Suffering is the Face of Poverty
- Susan Angela
- Apr 25, 2020
- 3 min read
At 26 years of age, I moved from Eau Claire, Wisconsin to Vallejo, California. Driving a 1977 Ford LTD, I fit all my possessions in the car, along with my six-month old malamute-shepherd mix, Sara. There was a feeling of freedom traveling the open road, unburdened of belongings. I hoped to continue this minimal living with the ultimate goal of carrying all I possessed on my back like a hermit crab. However, shortly thereafter I married and had children and filled to the brim the same vehicle with just an outing to the beach or a day trip to grandma’s!
Greed is accumulating and hoarding more than needed. Greed can be inherent in individuals, communities, and even nation states, while poverty is the inability to accumulate enough to live on. However, this presupposes limits on abundance. If abundance is energy, it is limitless. Energy is limited by our mindsets and by our thoughts. However, it does not take away from the suffering of those experiencing poverty.
Poverty can be a life choice, a chosen path. Poverty could be seen as heroic; the placing of one’s total being in God, letting go of all worldly things, trusting one's basic physical needs will be met.
We like having. We fear lack. We accumulate because of our fears of lack. We see others who lack and suffer because of poverty. Fortunately, many give and share their resources with others to alleviate as much suffering as they are able.
If there is anyone in your community who does not have food, feed them. If there is anyone in your community who has no access to healers, provide for them the needed help. If there is anyone in your community who does not have the shelter of a home, provide them with one even if it means opening your own doors and inviting the homeless in. These are acts of love.

Photo bybill wegeneronUnsplash
Poverty needs to be looked at in a different perspective. We are all born into poverty as our head crowns into the world. We are poor in this world to the wealth of the Eternal. We seek after pleasures and riches of this world, but all the pleasures and riches of the world still leave us poor if we have not a relationship with God. There are the poor who have not enough to eat, clean water to drink, a home to shelter them, family/friends to help them in their need, including access to healing medicines, and the freedom to come and go as they please on the earth.

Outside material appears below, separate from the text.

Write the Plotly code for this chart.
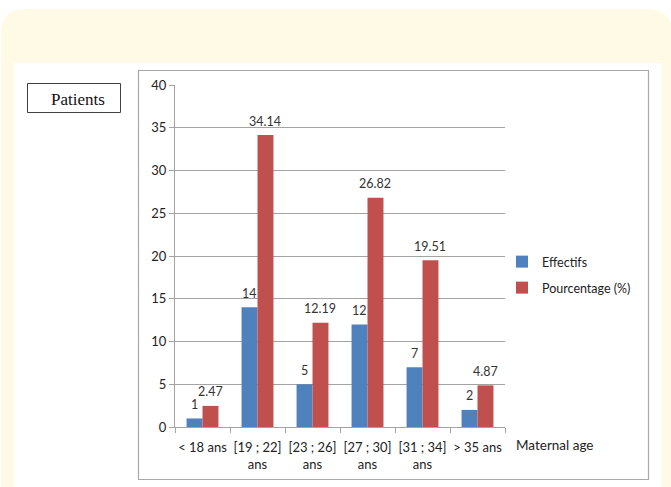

Those who have must give so all have enough. Giving expands spirit. Giving away what one has to another in need makes the giver less poor in spirit and the receiver less poor in worldly goods. Receiving in gratitude allows the poor in worldly goods to expand their spirit as well. Giving is more important than accumulating and hoarding. Those who accumulate and hoard are the truly poor ones.
Living a simple life allows one freedom from the material. Possessions take up time and energy. The more one wants or has, the more energy and time they take up. Living with less offers one freedom from possessions and more time and energy for the pursuit of service.
Unless one does not have the resources to live at all, one may not know they are poor unless they compare themselves with another. It is not the poverty that causes discontent, but the comparison. Seeing the abundance of the few, while you scrape and beg and work more hours than your body has energy for, creates discord and resentment. It is a ticking time bomb. Poverty without education, without learning about opportunities available, is an equation for hopelessness. If you have been blessed, give, and make a difference for another.